When a solution containing the new photocatalyst particles is churned, the titanium dioxide fine powder spreads in the solution and functions as a catalyst. The surface area of the titanium dioxide becomes large when it is dispersed in water.

As a result, it becomes possible to process persistent organic pollutants 100 times faster and arsenic 50 times faster, compared with fixed photocatalysts, which are made by forming a titanium dioxide thin film on the surface of a tile or glass fiber, Panasonic said.

Moreover, the new photocatalyst particle can be easily collected after being used. The reason why the titanium dioxide fine powder is dispersed by churning the solution is that it is weakly bonded to the surface of the zeolite. When the churning is stopped, the titanium dioxide begins to be bonded to the zeolite particles again and deposited on the bottom of a case as the original photocatalyst particles. And they can be easily separated from the water.

The only energy source required for the process is the ultraviolet light of sunlight, realizing a low cost and zero environmental load. In addition, because sedimentation is easy, the photocatalyst particle can be easily reused.
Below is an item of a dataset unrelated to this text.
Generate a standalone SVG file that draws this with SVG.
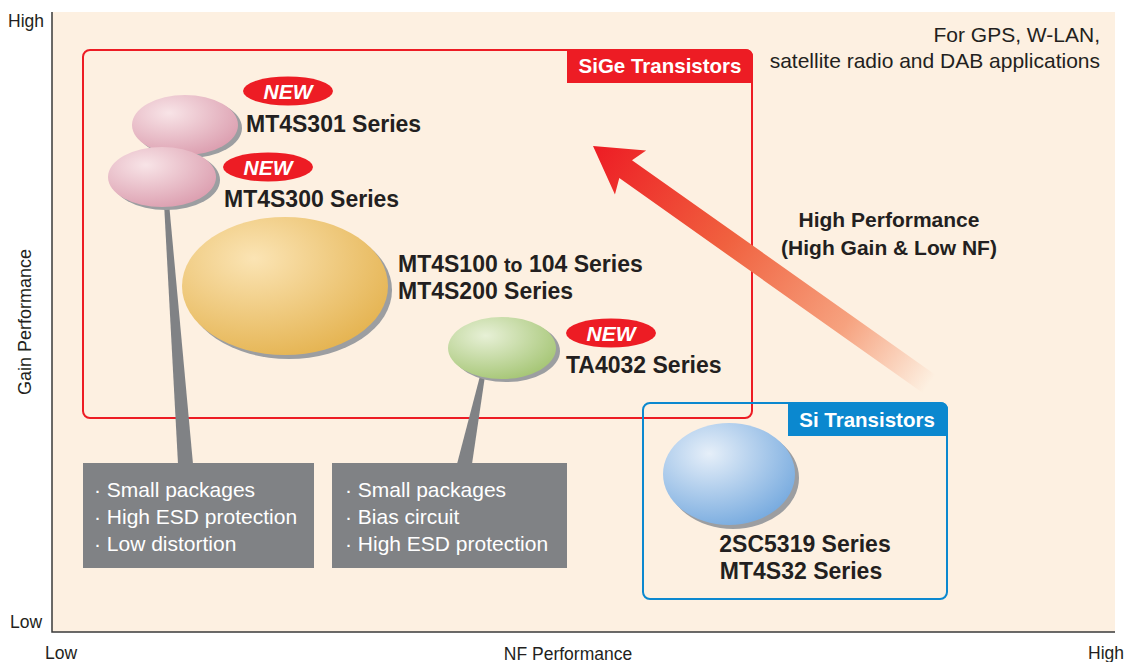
<svg xmlns="http://www.w3.org/2000/svg" width="1131" height="662" viewBox="0 0 1131 662">
<defs>
<style>
.t{font-family:"Liberation Sans",Arial,sans-serif;fill:#231f20}
.b{font-weight:bold}
.lab{font-family:"Liberation Sans",Arial,sans-serif;font-weight:bold;font-size:23px;fill:#231f20}
.new{font-family:"Liberation Sans",Arial,sans-serif;font-weight:bold;font-style:italic;font-size:21px;fill:#fff}
.tab{font-family:"Liberation Sans",Arial,sans-serif;font-weight:bold;font-size:20.5px;fill:#fff}
.box{font-family:"Liberation Sans",Arial,sans-serif;font-size:21px;fill:#fff}
.sh{fill:#9c9ea1}
.badge{fill:#ed1c24}
.gray{fill:#808285}
</style>
<radialGradient id="gPink" cx="0.35" cy="0.3" r="0.75">
<stop offset="0" stop-color="#f8e4e7"/><stop offset="1" stop-color="#dc9fb0"/>
</radialGradient>
<radialGradient id="gOrange" cx="0.35" cy="0.3" r="0.75">
<stop offset="0" stop-color="#fbe4b4"/><stop offset="1" stop-color="#e5b452"/>
</radialGradient>
<radialGradient id="gGreen" cx="0.35" cy="0.3" r="0.75">
<stop offset="0" stop-color="#e7f0d6"/><stop offset="1" stop-color="#a6c676"/>
</radialGradient>
<radialGradient id="gBlue" cx="0.35" cy="0.3" r="0.75">
<stop offset="0" stop-color="#e6eff9"/><stop offset="1" stop-color="#78abdf"/>
</radialGradient>
<linearGradient id="gArrow" gradientUnits="userSpaceOnUse" x1="0" y1="0" x2="412" y2="0">
<stop offset="0" stop-color="#ed1c24"/>
<stop offset="0.4" stop-color="#f0613f"/>
<stop offset="0.75" stop-color="#f6a27f"/>
<stop offset="1" stop-color="#fdf0e1"/>
</linearGradient>
</defs>

<!-- plot background and axes -->
<rect x="52" y="12" width="1063" height="620" fill="#fdf0e1"/>
<path d="M52,12 V632 H1115" fill="none" stroke="#3a3a3a" stroke-width="1.5"/>
<text class="t" x="8" y="27" font-size="17.5">High</text>
<text class="t" x="10" y="628" font-size="17.5">Low</text>
<text class="t" x="45" y="659" font-size="17.5">Low</text>
<text class="t" x="1124" y="659" font-size="17.5" text-anchor="end">High</text>
<text class="t" x="568" y="660" font-size="17.5" text-anchor="middle">NF Performance</text>
<text class="t" x="0" y="0" font-size="18" text-anchor="middle" transform="translate(31,322) rotate(-90)">Gain Performance</text>
<text class="t" x="1100" y="42" font-size="21" text-anchor="end">For GPS, W-LAN,</text>
<text class="t" x="1100" y="68" font-size="21" text-anchor="end">satellite radio and DAB applications</text>

<!-- SiGe group -->
<g id="sige">
<rect x="83" y="50" width="669" height="368" rx="7" fill="none" stroke="#ed1c24" stroke-width="2"/>
<path d="M567,49 H745 Q753,49 753,57 V83 H567 Z" fill="#ed1c24"/>
<text class="tab" x="660" y="73" text-anchor="middle">SiGe Transistors</text>
</g>

<!-- Si group -->
<g id="si">
<rect x="643" y="403" width="304" height="196" rx="7" fill="none" stroke="#0b88cf" stroke-width="2"/>
<path d="M788,402 H940 Q948,402 948,410 V436 H788 Z" fill="#0b88cf"/>
<text class="tab" x="867" y="427" text-anchor="middle">Si Transistors</text>
</g>

<!-- connectors -->
<g id="connectors">
<polygon class="gray" points="164,203 169,203 193,464 178,464"/>
<polygon class="gray" points="480,376 485,376 472,464 457,464"/>
<g transform="translate(593,146) rotate(35.3)">
<polygon fill="url(#gArrow)" points="0,0 46,-27 40,-11 412,-11 412,11 40,11 46,27"/>
</g>
</g>

<!-- callout boxes -->
<g id="box1">
<rect class="gray" x="83" y="463" width="231" height="105"/>
<text class="box" x="94" y="497">· Small packages</text>
<text class="box" x="94" y="524">· High ESD protection</text>
<text class="box" x="94" y="551">· Low distortion</text>
</g>
<g id="box2">
<rect class="gray" x="332" y="463" width="235" height="105"/>
<text class="box" x="345" y="497">· Small packages</text>
<text class="box" x="345" y="524">· Bias circuit</text>
<text class="box" x="345" y="551">· High ESD protection</text>
</g>

<!-- nodes -->
<g id="mt4s301">
<ellipse class="sh" cx="189" cy="128" rx="53" ry="30"/>
<ellipse cx="185" cy="125" rx="53" ry="30" fill="url(#gPink)"/>
<ellipse class="badge" cx="288" cy="91" rx="45" ry="14.5"/>
<text class="new" x="288" y="99" text-anchor="middle">NEW</text>
<text class="lab" x="246" y="132">MT4S301 Series</text>
</g>
<g id="mt4s300">
<ellipse class="sh" cx="166" cy="180" rx="54" ry="30"/>
<ellipse cx="162" cy="177" rx="54" ry="30" fill="url(#gPink)"/>
<ellipse class="badge" cx="268" cy="167" rx="45" ry="14.5"/>
<text class="new" x="268" y="175" text-anchor="middle">NEW</text>
<text class="lab" x="224" y="207">MT4S300 Series</text>
</g>
<g id="mt4s100">
<ellipse class="sh" cx="289" cy="290" rx="103" ry="69"/>
<ellipse cx="285" cy="286" rx="103" ry="69" fill="url(#gOrange)"/>
<text class="lab" x="398" y="272">MT4S100 <tspan font-size="19.5">to</tspan> 104 Series</text>
<text class="lab" x="398" y="299">MT4S200 Series</text>
</g>
<g id="ta4032">
<ellipse class="sh" cx="506" cy="351" rx="54" ry="31"/>
<ellipse cx="502" cy="348" rx="54" ry="31" fill="url(#gGreen)"/>
<ellipse class="badge" cx="611" cy="333" rx="45" ry="14.5"/>
<text class="new" x="611" y="341" text-anchor="middle">NEW</text>
<text class="lab" x="566" y="373">TA4032 Series</text>
</g>
<g id="sc5319">
<ellipse class="sh" cx="733" cy="478" rx="66" ry="51"/>
<ellipse cx="729" cy="474" rx="66" ry="51" fill="url(#gBlue)"/>
<text class="lab" x="805" y="552" text-anchor="middle">2SC5319 Series</text>
<text class="lab" x="801" y="579" text-anchor="middle">MT4S32 Series</text>
</g>

<g id="perf-label">
<text class="t b" x="889" y="227" font-size="21" text-anchor="middle">High Performance</text>
<text class="t b" x="889" y="255" font-size="21" text-anchor="middle">(High Gain &amp; Low NF)</text>
</g>
</svg>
Existing water purification equipment using chlorination or reverse osmosis filter cannot remove poisonous metals such as arsenic enough. And water clarification using a fixed photocatalyst limits the contact area that reacts with harmful substances, slowing reaction speed.

Though a water clarification method that disperses photocatalyst powder in water is being proposed, it requires a large-scale treatment tank for separating and reclaiming the photocatalyst in water.

Panasonic plans to test the effect of a water clarification system using the new photocatalyst particle in a project with Jadavpur University, India, from October 2013.